A Smooth and Successful Transition Away from Libor
Event Date:
February 5, 2020
Event Time:
00:00
Event Location:
INTRODUCTION
LIBOR is likely the most important reference index in the history of financial markets and it’s going to sunset at the end of 2021. It is integrally embedded, both visibly and obscurely, in a vast variety of financial instruments such as floating rate bonds, business loans, adjustable-rate mortgages, student loans, municipal bonds, interest rate swaps, and many varieties of insurance products, and derivatives. Per SIFMA, an estimated $200 trillion of financial contracts and securities are linked to USD LIBOR, and that matters to everyone. LIBOR based agreements affect banks, brokers, insurers, asset managers, REITs, and financial market participants including small businesses, corporations, consumers and investors. Only about 60% of these contracts and agreements will mature before 2021 and the remaining millions of agreements for $80 trillion will need remediation through fallbacks, negotiations, or litigation. Despite the mountain of inventory, new LIBOR activity continues unabated today.
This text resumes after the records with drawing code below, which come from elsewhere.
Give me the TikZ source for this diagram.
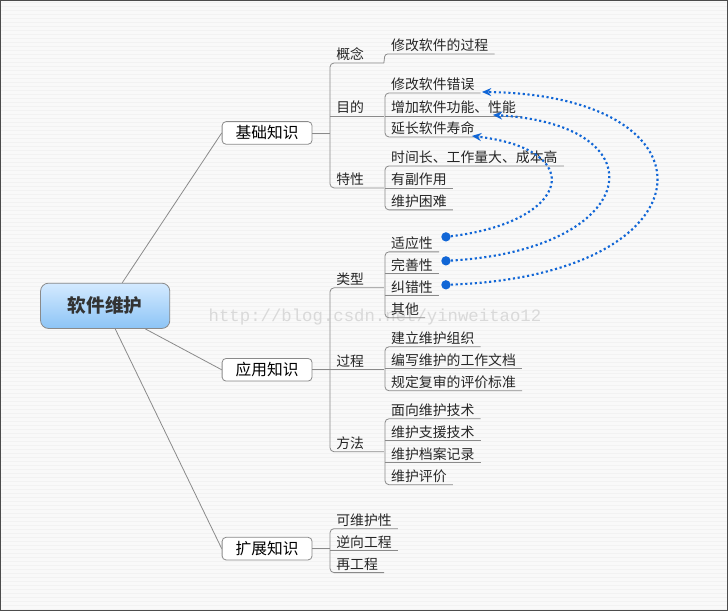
\documentclass[tikz,border=0pt]{standalone}
\usepackage{fontspec}
\newfontfamily\cjk{Noto Sans CJK SC}
\setmonofont{Liberation Mono}
\usetikzlibrary{arrows.meta}
\definecolor{ln}{HTML}{8A8A8A}
\definecolor{arrc}{HTML}{1166D6}
\definecolor{rtop}{HTML}{D4EAFF}
\definecolor{rbot}{HTML}{8CC4F6}
\tikzset{
 lf/.style={anchor=south west, inner xsep=4.5pt, inner ysep=1.5pt, font=\cjk\fontsize{10.4}{12}\selectfont, text=black!85},
 lt/.style={lf, text width=31pt},
 ln/.style={draw=ln, line width=0.6pt},
 lone/.style={draw=ln, line width=0.6pt, rounded corners=3pt, fill=white, minimum width=67.5pt, minimum height=17pt, inner sep=1pt, font=\cjk\fontsize{11.8}{13}\selectfont},
 arr/.style={draw=arrc, line width=1.6pt, dotted, -{Stealth[length=7pt,width=6pt,open]}},
 dotc/.style={circle, fill=arrc, inner sep=0pt, minimum size=7pt}
}
\begin{document}
\begin{tikzpicture}[x=0.75pt,y=-0.75pt]
\fill[gray!5] (0,0) rectangle (728,611);
\foreach \i in {2,6,...,610} \draw[gray!10,line width=0.4pt] (0,\i) -- (728,\i);
\draw[gray!60!black,line width=0.8pt] (0.5,0.5) rectangle (727.5,610.5);
\useasboundingbox (0,0) rectangle (728,611);
\node[text=gray!30,font=\ttfamily\fontsize{13}{15}\selectfont] (wm) at (375,317) {http://blog.csdn.net/yinweitao12};

% root
\node[draw=ln, line width=0.6pt, rounded corners=6pt, top color=rtop, bottom color=rbot, minimum width=97pt, minimum height=34pt, font=\cjk\bfseries\fontsize{14}{16}\selectfont, text=black!80] (root) at (105,306) {软件维护};

\node[lone] (j1) at (267,133) {基础知识};
\node[lone] (j2) at (267,370) {应用知识};
\node[lone] (j3) at (267,549) {扩展知识};
\draw[ln] (root.north east)++(-48,0) -- (j1.west);
\draw[ln] (root.south east)++(-25,0) -- (j2.west);
\draw[ln] (root.south)++(10,0) -- (j3.west);

% ---- 基础知识
\node[lt] (g1) at (330,63) {概念};
\node[lt] (g2) at (330,116) {目的};
\node[lt] (g3) at (330,188) {特性};
\draw[ln,rounded corners=3pt] (g1.south east) -- (g1.south west) -- (g3.south west) -- (g3.south east);
\draw[ln] (g2.south west) -- (g2.south east);
\draw[ln] (j1.east) -- (g2.south west |- j1.east);

\node[lf] (g1a) at (385,54) {修改软件的过程};
\draw[ln,rounded corners=2pt] (g1.south east) -- (g1a.south west) -- (g1a.south east);

\node[lf] (g2a) at (385,93) {修改软件错误};
\node[lf] (g2b) at (385,116) {增加软件功能、性能};
\node[lf] (g2c) at (385,137) {延长软件寿命};
\draw[ln,rounded corners=3pt] (g2a.south east) -- (g2a.south west) -- (g2c.south west) -- (g2c.south east);
\draw[ln] (g2b.south west) -- (g2b.south east);

\node[lf] (g3a) at (385,166) {时间长、工作量大、成本高};
\node[lf] (g3b) at (385,188) {有副作用};
\node[lf] (g3c) at (385,210) {维护困难};
\draw[ln,rounded corners=3pt] (g3a.south east) -- (g3a.south west) -- (g3c.south west) -- (g3c.south east);
\draw[ln] (g3b.south west) -- (g3b.south east);

% ---- 应用知识
\node[lt] (y1) at (330,288) {类型};
\node[lt] (y2) at (330,370) {过程};
\node[lt] (y3) at (330,452) {方法};
\draw[ln,rounded corners=3pt] (y1.south east) -- (y1.south west) -- (y3.south west) -- (y3.south east);
\draw[ln] (y2.south west) -- (y2.south east);
\draw[ln] (j2.east) -- (y2.south west |- j2.east);

\node[lf] (y1a) at (385,252) {适应性};
\node[lf] (y1b) at (385,274) {完善性};
\node[lf] (y1c) at (385,296) {纠错性};
\node[lf] (y1d) at (385,318) {其他};
\draw[ln,rounded corners=3pt] (y1a.south east) -- (y1a.south west) -- (y1d.south west) -- (y1d.south east);
\draw[ln] (y1b.south west) -- (y1b.south east);
\draw[ln] (y1c.south west) -- (y1c.south east);

\node[lf] (y2a) at (385,347) {建立维护组织};
\node[lf] (y2b) at (385,369) {编写维护的工作文档};
\node[lf] (y2c) at (385,391) {规定复审的评价标准};
\draw[ln,rounded corners=3pt] (y2a.south east) -- (y2a.south west) -- (y2c.south west) -- (y2c.south east);
\draw[ln] (y2b.south west) -- (y2b.south east);

\node[lf] (y3a) at (385,419) {面向维护技术};
\node[lf] (y3b) at (385,441) {维护支援技术};
\node[lf] (y3c) at (385,463) {维护档案记录};
\node[lf] (y3d) at (385,485) {维护评价};
\draw[ln,rounded corners=3pt] (y3a.south east) -- (y3a.south west) -- (y3d.south west) -- (y3d.south east);
\draw[ln] (y3b.south west) -- (y3b.south east);
\draw[ln] (y3c.south west) -- (y3c.south east);

% ---- 扩展知识
\node[lf] (k1) at (330,529) {可维护性};
\node[lf] (k2) at (330,551) {逆向工程};
\node[lf] (k3) at (330,573) {再工程};
\draw[ln,rounded corners=3pt] (k1.south east) -- (k1.south west) -- (k3.south west) -- (k3.south east);
\draw[ln] (k2.south west) -- (k2.south east);
\draw[ln] (j3.east) -- (k2.south west |- j3.east);

% ---- arrows
\node[dotc] (c1) at (446,237) {};
\node[dotc] (c2) at (446,261) {};
\node[dotc] (c3) at (446,285) {};
\coordinate (t1) at (472,136);
\coordinate (t2) at (493,115);
\coordinate (t3) at (482,92);
\draw[arr] (c1) .. controls (570,222) and (590,150) .. (t1);
\draw[arr] (c2) .. controls (640,250) and (665,125) .. (t2);
\draw[arr] (c3) .. controls (715,275) and (725,95) .. (t3);
\end{tikzpicture}
\end{document}
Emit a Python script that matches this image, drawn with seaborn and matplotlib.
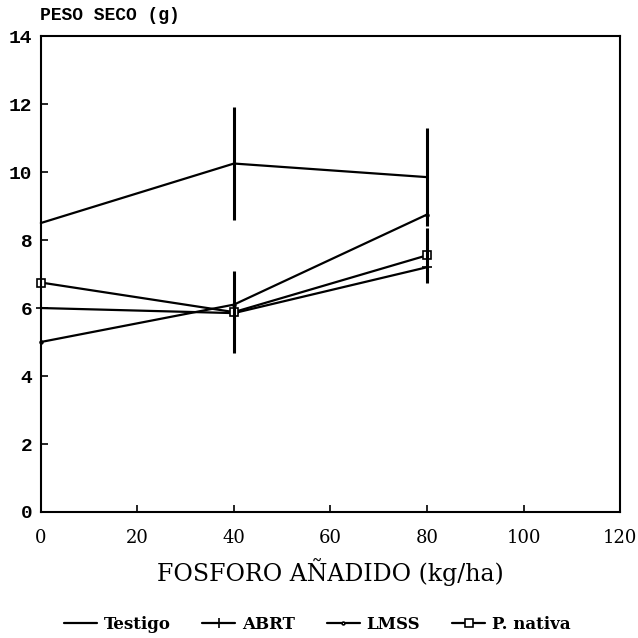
import matplotlib
matplotlib.use("Agg")
import matplotlib.pyplot as plt
import seaborn as sns
import pandas as pd

# Dry weight (g) against added phosphorus (kg/ha)
fosforo = [0, 40, 80]
testigo = [8.5, 10.25, 9.85]
abrt = [6.0, 5.85, 7.2]
lmss = [5.0, 6.1, 8.75]
p_nativa = [6.75, 5.88, 7.55]

# Standard deviations shown as vertical bars
err_testigo = [0.0, 1.65, 1.45]
err_p_nativa = [0.0, 1.2, 0.8]

series = ["Testigo", "ABRT", "LMSS", "P. nativa"]
values = [testigo, abrt, lmss, p_nativa]

x_ticks = [0, 20, 40, 60, 80, 100, 120]
y_ticks = [0, 2, 4, 6, 8, 10, 12, 14]

rows = []
for name, vals in zip(series, values):
    for xv, yv in zip(fosforo, vals):
        rows.append({"fosforo": xv, "peso": yv, "serie": name})
df = pd.DataFrame(rows)

sns.set_style("ticks")
plt.rcParams["font.family"] = ["DejaVu Serif"]
plt.rcParams["text.color"] = "black"

fig = plt.figure(figsize=(6.38, 6.38), dpi=100)
ax = fig.add_axes([0.064, 0.1975, 0.908, 0.746])

markers = {"Testigo": None, "ABRT": "+", "LMSS": ".", "P. nativa": "s"}
msizes = {"Testigo": 0, "ABRT": 7, "LMSS": 4, "P. nativa": 6}

for name in series:
    sub = df[df["serie"] == name]
    sns.lineplot(data=sub, x="fosforo", y="peso", ax=ax, color="black",
                 linewidth=1.6, marker=markers[name],
                 markersize=msizes[name], markerfacecolor="white",
                 markeredgecolor="black", markeredgewidth=1.2,
                 label=name, errorbar=None, clip_on=False)

ax.errorbar(fosforo[1:], testigo[1:], yerr=err_testigo[1:], fmt="none",
            ecolor="black", elinewidth=2.2, capsize=0)
ax.errorbar(fosforo[1:], p_nativa[1:], yerr=err_p_nativa[1:], fmt="none",
            ecolor="black", elinewidth=2.2, capsize=0)

ax.set_xlim(0, 120)
ax.set_ylim(0, 14)
ax.set_xticks(x_ticks)
ax.set_yticks(y_ticks)
ax.set_xticklabels([str(v) for v in x_ticks], fontsize=13,
                   family="DejaVu Serif")
ax.set_yticklabels([str(v) for v in y_ticks], fontsize=14,
                   family="Liberation Mono", fontweight="bold")
ax.tick_params(axis="both", direction="in", length=5, width=1.2,
               colors="black", labelcolor="black")
ax.tick_params(axis="x", pad=12)
ax.tick_params(axis="y", pad=6)
for s in ax.spines.values():
    s.set_visible(True)
    s.set_linewidth(1.5)
    s.set_color("black")

ax.set_xlabel("FOSFORO AÑADIDO (kg/ha)", fontsize=17, labelpad=8,
              color="black")
ax.set_ylabel("")
fig.text(0.062, 0.962, "PESO SECO (g)", fontsize=13, fontweight="bold",
         family="Liberation Mono", ha="left", va="bottom", color="black")

handles, labels = ax.get_legend_handles_labels()
if ax.legend_:
    ax.legend_.remove()
fig.legend(handles, labels, loc="lower center",
           bbox_to_anchor=(0.497, -0.016),
           ncol=4, frameon=False, handlelength=2.0, columnspacing=1.9,
           handletextpad=0.4,
           prop={"family": "DejaVu Serif", "weight": "bold", "size": 12})

fig.savefig("out.png", dpi=100, facecolor="white")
In the U.S. in 2014, the Federal Reserve & New York Fed established the Alternative Reference Rates Committee (ARRC) to lead the transition away from LIBOR. The ARRC continues to lead the transition towards the Secured Overnight Funds Rate (SOFR). The regulatory pressures for the industry transition from LIBOR to SOFR create three fundamental challenges. First, SOFR is not conceptually, economically, transactionally, and legally equivalent to LIBOR. The change is much more than applying a simple conversion rate to the values in products to arrive at an economically equivalent contract. The transition will encounter significant challenges not only in financial adaptations but also in legal and counterparty engagements to modify contracts that reference LIBOR within the allowed timeline! Second, SOFR does not have a term structure yet; this will bring considerable costs and risks for financial firms with long-term implications since LIBOR is integral to all manner of financial activity and valuation frameworks. The transition will transform firms market risk profiles, requiring changes to risk models, valuation tools, hedging strategies, payment systems, product design, etc. Third, only the large and informed market players are moving fast and gathering necessary resources in advance; it is highly likely that late adopters will face higher costs to mitigate their internal risks before the sunset of LIBOR at the end of 2021. Given the volume of products and processes that will have to change, the transition away from LIBOR entails considerable work and risk. Preparations should start immediately.